Критик – свободный художник, странствующий рыцарь литературы, свободный, внепартийный интеллектуал, а не функция литпроцесса, не поденщик на службе у богатых заказчиков. Мыслитель не по найму.
Мой патетический идеализм тех времен плохо сочетался с агеевским свифтианством, со скептическим фатализмом, который я в нем угадывал (а был бы умнее – угадал бы скорее скептический стоицизм). С тех пор прошли годы. Агеев умер. А я стал немного похож на него. Я теперь больше всего ценю критику в заостренно дневниковой форме a la Василий Розанов, стилистически форсированное личностное в ней начало.
«Если я вообще задумываюсь над тем, кто же я есть, так предпочитаю неопределенное слово „литератор“, то есть человек, пишущий тексты. Какая, в сущности, разница, что послужило поводом для текста – художественное произведение или некий факт жизни? В какие-то исторические периоды больше поводов дает литература, в какие-то – жизнь. Если мне самому есть, что сказать, то происхождение повода практически безразлично. Не то чтоб это было некое продуманное „кредо“, – просто я так живу и, видимо, буду жить».
Что-то в нем было еще от великолепных французов XVIII века. Да и то: конечно, он – в сильной степени просветитель, пытавшийся пролить немного света в потемки коллективной постсоветской души. Не весьма удачное русское Просвещение имеет в нем беззаветного рыцаря на службе простых истин разума, практического гуманиста и «критического реалиста»-патриота.
Он служит истине? Да, но отношения с истиной у Агеева непросты. В абсолютную истину он не верил, но брал на себя риск утверждать те ценности, которые считал несомненными. В итоге он нередко бессистемен (и форма его свободных записок, поисковые маршруты его творчества воспроизводят эту бессистемность как принцип). Но ситуативно очень часто убедителен.
Ну да, в те давние уже времена, я однажды уличал критика: «Агеев – либерал, но либерал каприза, либерал чувства; вовсе не мыслитель». (Как бы неполноценный такой либерал, с моей концептуальной анархо-ультралиберальной кочки.) Однако прошло время, и я так думаю теперь, что я недооценил тогда свободную игру его ума и вообще не вполне ценил игру, поскольку подозревал, «прозревал» у ее апологетов избыток релятивизма и циническое оборотничество.
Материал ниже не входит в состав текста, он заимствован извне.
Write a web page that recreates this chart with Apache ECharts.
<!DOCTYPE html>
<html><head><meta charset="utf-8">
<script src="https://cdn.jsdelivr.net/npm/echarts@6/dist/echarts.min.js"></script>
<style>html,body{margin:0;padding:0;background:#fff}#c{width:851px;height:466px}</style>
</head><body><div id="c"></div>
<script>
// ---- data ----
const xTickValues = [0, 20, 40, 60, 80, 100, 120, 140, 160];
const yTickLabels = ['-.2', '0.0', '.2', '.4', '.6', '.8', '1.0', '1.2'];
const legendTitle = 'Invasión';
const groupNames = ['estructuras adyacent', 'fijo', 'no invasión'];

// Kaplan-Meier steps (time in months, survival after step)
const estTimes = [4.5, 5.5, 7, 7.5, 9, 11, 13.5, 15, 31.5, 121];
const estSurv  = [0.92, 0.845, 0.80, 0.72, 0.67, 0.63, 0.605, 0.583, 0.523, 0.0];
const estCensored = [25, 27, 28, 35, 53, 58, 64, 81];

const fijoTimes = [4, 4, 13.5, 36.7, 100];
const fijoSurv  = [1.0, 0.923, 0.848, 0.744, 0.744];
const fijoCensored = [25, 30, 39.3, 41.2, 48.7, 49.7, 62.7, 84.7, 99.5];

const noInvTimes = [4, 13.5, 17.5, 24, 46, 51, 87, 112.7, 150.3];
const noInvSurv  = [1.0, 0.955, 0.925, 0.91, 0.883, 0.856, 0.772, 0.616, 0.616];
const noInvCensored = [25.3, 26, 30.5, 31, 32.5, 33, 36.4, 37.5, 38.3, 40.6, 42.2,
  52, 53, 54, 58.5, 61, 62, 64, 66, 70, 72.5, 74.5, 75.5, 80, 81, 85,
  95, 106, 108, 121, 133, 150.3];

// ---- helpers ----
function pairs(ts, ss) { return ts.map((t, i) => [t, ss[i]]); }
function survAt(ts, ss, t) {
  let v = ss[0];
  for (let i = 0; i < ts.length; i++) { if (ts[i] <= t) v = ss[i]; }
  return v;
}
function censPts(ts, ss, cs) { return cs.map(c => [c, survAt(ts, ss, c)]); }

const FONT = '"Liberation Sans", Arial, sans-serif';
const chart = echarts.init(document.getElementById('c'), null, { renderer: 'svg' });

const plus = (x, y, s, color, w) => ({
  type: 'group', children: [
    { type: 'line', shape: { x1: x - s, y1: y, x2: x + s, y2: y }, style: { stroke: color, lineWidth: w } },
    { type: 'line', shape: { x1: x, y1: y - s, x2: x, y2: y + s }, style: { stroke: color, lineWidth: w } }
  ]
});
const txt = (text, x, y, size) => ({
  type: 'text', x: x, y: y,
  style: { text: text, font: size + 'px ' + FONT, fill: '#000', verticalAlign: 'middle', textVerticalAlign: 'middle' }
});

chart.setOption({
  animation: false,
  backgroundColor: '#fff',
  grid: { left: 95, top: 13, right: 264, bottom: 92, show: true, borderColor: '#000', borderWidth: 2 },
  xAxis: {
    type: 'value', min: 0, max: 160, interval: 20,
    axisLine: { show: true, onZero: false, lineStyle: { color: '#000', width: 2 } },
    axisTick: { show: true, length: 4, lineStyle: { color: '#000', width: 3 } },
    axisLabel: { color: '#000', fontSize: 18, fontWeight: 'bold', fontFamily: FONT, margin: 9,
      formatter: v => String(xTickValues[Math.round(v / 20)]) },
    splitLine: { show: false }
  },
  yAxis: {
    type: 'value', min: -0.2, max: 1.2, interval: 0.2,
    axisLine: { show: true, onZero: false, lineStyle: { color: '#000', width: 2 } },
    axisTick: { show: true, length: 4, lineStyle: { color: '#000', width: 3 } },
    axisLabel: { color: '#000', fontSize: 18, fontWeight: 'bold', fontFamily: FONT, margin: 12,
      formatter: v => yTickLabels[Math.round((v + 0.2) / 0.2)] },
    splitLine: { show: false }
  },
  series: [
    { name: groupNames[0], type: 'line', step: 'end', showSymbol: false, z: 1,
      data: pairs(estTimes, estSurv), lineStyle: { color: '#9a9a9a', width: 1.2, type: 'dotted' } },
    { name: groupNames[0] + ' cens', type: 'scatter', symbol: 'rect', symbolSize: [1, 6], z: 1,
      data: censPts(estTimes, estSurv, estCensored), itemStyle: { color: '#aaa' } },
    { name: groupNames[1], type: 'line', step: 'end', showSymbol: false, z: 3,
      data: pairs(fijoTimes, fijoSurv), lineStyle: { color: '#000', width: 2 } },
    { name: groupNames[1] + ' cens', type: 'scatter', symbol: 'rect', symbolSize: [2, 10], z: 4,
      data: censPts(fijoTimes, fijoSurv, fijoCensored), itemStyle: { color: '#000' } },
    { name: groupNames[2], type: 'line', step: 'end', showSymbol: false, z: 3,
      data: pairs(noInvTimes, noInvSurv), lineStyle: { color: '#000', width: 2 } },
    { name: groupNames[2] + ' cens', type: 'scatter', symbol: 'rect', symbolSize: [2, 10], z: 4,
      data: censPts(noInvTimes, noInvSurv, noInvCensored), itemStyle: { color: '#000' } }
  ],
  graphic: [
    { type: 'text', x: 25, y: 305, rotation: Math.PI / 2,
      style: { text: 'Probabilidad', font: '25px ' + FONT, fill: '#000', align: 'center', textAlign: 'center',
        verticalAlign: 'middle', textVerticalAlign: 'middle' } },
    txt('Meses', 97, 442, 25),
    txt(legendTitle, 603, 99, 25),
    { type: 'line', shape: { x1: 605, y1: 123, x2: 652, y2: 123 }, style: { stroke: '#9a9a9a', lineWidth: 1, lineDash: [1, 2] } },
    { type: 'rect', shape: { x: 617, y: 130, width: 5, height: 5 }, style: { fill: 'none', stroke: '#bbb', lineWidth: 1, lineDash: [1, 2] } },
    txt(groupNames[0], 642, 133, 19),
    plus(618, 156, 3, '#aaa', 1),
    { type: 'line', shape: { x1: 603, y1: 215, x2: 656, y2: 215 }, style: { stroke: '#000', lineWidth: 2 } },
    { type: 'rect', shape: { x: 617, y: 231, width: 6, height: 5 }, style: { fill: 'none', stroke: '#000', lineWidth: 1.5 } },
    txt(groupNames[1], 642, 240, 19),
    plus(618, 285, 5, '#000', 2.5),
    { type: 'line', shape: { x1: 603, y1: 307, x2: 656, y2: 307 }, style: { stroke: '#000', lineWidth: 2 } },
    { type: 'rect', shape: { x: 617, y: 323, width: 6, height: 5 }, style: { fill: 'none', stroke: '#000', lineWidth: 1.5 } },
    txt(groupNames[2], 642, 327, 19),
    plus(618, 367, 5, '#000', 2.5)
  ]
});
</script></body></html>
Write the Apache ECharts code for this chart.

А это не всегда так. И когда я теперь перечитал выпуски «Голода», я нашел у Агеева много родного и близкого. Там есть то веяние свободного духа, без которого не имеет смысла жить.
Нет готовых истин. Нет завершенных мыслей. Конец начала – это и начало конца. Как это странно и как чудесно: в ловушке момента трепещет живой, новорожденный смысл. Момент ушел, а смысл остался. Почему-то Агеев сегодня современнее многих из нас. Его «голод» заразителен.
Жизнь неокончательна, и личность в конце-то концов не сводится к формуле и штампу, она мерцает и перетекает из контекста в контекст, из ситуации в ситуацию. Агеевская провоцирующая рефлексивность сегодня, возможно, нужнее, чем декларирование готовых истин, не всегда доброкачественных. Его поисковый критицизм враждебен спекулятивному лукавству и демагогической безапелляционности.